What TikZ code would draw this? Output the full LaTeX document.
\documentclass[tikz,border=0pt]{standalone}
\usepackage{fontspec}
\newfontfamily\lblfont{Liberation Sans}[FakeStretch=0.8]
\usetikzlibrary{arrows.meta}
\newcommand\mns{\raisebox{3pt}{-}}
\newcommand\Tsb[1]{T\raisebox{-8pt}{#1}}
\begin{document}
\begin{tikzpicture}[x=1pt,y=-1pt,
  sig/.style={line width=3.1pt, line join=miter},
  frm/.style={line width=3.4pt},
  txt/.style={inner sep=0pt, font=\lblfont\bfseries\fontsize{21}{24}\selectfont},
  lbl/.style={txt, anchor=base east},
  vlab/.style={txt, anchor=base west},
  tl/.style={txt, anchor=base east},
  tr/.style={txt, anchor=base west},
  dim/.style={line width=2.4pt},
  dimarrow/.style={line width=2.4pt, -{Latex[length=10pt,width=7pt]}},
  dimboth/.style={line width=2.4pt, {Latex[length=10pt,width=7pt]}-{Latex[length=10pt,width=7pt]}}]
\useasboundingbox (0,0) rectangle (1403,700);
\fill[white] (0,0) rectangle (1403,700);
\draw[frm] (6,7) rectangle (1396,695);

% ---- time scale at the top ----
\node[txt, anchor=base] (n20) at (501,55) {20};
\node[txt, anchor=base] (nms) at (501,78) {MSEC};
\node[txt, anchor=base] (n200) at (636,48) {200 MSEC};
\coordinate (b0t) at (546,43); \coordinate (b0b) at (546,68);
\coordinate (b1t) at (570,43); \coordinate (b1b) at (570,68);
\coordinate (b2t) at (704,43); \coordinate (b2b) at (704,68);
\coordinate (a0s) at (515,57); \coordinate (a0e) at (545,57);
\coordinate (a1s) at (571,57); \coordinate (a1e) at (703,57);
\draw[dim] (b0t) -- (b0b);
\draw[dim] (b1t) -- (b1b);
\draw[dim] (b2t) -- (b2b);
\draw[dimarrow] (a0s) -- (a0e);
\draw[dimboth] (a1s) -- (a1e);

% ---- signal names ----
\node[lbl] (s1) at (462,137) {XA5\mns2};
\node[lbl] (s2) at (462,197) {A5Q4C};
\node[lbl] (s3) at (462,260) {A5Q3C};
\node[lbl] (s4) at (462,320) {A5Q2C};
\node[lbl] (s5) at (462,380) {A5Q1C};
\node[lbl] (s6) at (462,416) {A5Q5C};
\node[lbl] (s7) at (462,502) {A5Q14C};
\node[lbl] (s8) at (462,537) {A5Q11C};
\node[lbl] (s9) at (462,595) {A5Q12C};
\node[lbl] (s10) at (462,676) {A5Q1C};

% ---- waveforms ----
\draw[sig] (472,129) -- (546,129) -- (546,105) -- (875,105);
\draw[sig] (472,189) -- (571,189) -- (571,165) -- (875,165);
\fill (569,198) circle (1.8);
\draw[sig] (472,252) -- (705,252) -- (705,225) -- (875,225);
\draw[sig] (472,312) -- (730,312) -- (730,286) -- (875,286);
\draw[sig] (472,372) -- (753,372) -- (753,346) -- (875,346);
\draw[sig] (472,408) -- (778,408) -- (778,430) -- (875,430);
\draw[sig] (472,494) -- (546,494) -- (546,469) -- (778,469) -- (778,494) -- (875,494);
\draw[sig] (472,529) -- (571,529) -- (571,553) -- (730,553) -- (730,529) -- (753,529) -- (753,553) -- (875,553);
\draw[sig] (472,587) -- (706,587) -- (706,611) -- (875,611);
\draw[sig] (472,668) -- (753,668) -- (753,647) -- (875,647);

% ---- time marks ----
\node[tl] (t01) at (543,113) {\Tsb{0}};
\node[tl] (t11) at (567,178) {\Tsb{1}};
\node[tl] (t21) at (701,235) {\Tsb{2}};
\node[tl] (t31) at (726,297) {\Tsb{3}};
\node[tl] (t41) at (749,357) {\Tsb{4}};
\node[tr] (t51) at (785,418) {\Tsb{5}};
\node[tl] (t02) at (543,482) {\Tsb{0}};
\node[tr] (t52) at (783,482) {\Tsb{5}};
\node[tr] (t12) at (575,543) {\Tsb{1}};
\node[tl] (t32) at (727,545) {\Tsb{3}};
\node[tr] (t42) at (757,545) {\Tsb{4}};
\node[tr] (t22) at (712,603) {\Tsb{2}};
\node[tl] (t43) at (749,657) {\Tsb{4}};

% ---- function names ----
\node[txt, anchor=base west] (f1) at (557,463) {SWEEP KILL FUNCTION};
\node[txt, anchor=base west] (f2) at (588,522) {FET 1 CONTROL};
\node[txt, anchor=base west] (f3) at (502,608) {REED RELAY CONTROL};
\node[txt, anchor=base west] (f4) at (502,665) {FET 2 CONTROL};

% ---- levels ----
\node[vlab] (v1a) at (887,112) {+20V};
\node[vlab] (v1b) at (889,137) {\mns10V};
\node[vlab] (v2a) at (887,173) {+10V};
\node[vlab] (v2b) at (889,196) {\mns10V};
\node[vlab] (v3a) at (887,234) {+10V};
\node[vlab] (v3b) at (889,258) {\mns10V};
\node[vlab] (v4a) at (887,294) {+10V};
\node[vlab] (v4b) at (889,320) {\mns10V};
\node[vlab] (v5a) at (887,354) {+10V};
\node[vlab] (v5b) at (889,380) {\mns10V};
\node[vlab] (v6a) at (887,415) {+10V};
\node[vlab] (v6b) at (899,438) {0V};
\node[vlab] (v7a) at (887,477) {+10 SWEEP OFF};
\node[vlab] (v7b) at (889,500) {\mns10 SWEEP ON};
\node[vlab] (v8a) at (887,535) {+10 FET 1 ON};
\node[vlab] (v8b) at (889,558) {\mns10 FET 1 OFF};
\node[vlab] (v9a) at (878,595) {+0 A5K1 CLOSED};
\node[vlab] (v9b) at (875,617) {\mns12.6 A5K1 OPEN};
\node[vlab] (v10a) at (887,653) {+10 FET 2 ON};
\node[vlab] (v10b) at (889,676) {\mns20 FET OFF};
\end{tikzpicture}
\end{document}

════

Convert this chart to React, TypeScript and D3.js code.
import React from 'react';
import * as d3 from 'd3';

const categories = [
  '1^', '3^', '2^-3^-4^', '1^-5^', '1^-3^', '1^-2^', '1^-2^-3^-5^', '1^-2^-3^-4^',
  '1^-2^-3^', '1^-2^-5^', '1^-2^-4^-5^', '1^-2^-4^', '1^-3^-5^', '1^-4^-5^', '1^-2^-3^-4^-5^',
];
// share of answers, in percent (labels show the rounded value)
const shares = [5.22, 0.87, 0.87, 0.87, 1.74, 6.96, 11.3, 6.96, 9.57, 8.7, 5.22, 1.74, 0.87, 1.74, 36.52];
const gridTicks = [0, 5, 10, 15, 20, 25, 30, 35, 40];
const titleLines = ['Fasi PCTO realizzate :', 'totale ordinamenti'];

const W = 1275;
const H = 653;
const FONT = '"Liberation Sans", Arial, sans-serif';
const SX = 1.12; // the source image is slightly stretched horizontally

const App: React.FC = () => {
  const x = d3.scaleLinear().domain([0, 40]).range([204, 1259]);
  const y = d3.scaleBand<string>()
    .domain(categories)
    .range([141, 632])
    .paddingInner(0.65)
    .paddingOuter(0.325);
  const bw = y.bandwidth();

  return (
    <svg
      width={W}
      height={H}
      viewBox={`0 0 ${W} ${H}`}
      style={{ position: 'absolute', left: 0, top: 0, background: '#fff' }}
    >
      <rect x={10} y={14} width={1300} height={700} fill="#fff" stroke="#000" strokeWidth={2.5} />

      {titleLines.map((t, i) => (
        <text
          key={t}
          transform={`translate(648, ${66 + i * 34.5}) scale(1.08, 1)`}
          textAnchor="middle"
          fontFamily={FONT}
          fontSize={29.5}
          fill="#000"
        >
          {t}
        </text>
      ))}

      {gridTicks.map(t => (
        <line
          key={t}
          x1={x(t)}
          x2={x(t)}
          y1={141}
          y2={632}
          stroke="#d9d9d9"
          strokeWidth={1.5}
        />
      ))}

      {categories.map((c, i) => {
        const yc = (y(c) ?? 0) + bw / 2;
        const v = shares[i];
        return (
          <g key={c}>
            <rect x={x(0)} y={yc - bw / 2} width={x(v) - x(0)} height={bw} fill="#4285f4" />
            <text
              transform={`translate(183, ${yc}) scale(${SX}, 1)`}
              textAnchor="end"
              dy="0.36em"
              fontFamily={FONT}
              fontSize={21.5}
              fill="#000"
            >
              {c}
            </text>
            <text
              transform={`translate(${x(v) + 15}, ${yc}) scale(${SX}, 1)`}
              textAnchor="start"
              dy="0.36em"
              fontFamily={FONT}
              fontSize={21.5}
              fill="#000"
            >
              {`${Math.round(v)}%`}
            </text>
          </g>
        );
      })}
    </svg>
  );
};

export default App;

════

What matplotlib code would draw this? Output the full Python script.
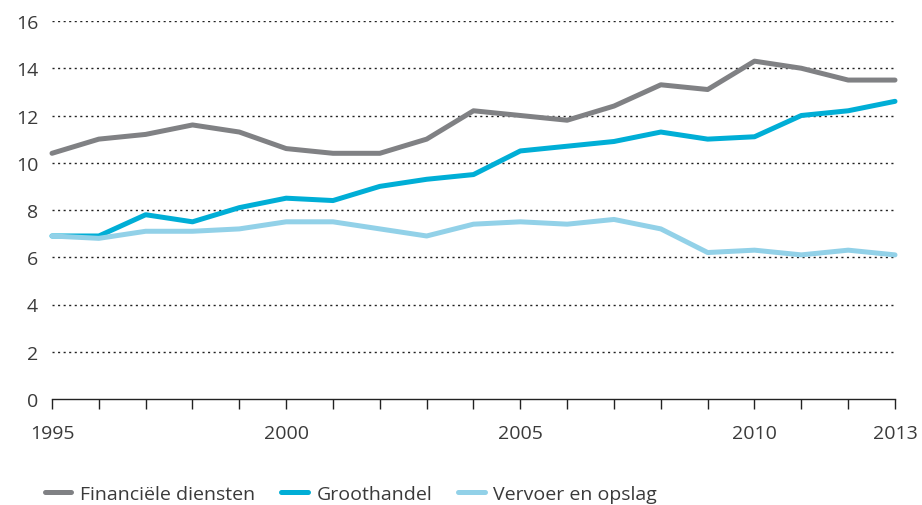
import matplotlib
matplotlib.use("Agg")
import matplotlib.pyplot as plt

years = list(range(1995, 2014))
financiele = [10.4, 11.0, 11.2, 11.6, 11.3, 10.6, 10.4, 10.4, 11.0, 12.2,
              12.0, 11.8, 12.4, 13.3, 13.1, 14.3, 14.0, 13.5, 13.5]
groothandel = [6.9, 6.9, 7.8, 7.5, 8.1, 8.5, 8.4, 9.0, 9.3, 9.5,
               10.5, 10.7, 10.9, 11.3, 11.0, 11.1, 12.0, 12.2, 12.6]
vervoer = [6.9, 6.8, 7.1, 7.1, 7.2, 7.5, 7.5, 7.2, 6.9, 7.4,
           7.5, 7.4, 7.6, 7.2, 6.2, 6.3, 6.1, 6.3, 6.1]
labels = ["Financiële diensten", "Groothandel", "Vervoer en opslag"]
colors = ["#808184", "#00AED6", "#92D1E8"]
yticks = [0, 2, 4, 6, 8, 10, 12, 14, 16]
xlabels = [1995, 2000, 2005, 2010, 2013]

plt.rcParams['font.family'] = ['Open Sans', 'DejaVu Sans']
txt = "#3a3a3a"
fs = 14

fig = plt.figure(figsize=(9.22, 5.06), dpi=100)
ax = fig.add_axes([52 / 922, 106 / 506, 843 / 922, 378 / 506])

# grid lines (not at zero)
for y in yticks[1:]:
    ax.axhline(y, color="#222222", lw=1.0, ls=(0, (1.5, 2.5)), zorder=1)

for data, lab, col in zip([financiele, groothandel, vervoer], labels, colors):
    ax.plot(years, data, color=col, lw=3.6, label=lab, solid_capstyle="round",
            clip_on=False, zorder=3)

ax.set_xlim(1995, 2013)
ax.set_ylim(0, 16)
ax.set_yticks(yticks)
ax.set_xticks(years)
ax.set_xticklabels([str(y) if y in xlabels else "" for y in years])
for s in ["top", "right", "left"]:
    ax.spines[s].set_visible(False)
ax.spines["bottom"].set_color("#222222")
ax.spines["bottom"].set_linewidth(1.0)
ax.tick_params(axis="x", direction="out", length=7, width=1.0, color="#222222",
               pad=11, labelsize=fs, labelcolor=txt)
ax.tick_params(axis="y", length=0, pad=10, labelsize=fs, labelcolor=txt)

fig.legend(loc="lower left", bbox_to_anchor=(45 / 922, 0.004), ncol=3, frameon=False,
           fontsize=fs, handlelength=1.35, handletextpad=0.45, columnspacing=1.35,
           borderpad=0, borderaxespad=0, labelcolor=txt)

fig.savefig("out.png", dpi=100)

════

• Exercise requirements:
Each line from the one containing "Convert this chart" through the one containing "import * as d3 from 'd3';" must be retyped exactly, the first and last of these included.

• Answer:
Convert this chart to React, TypeScript and D3.js code.
import React from 'react';
import * as d3 from 'd3';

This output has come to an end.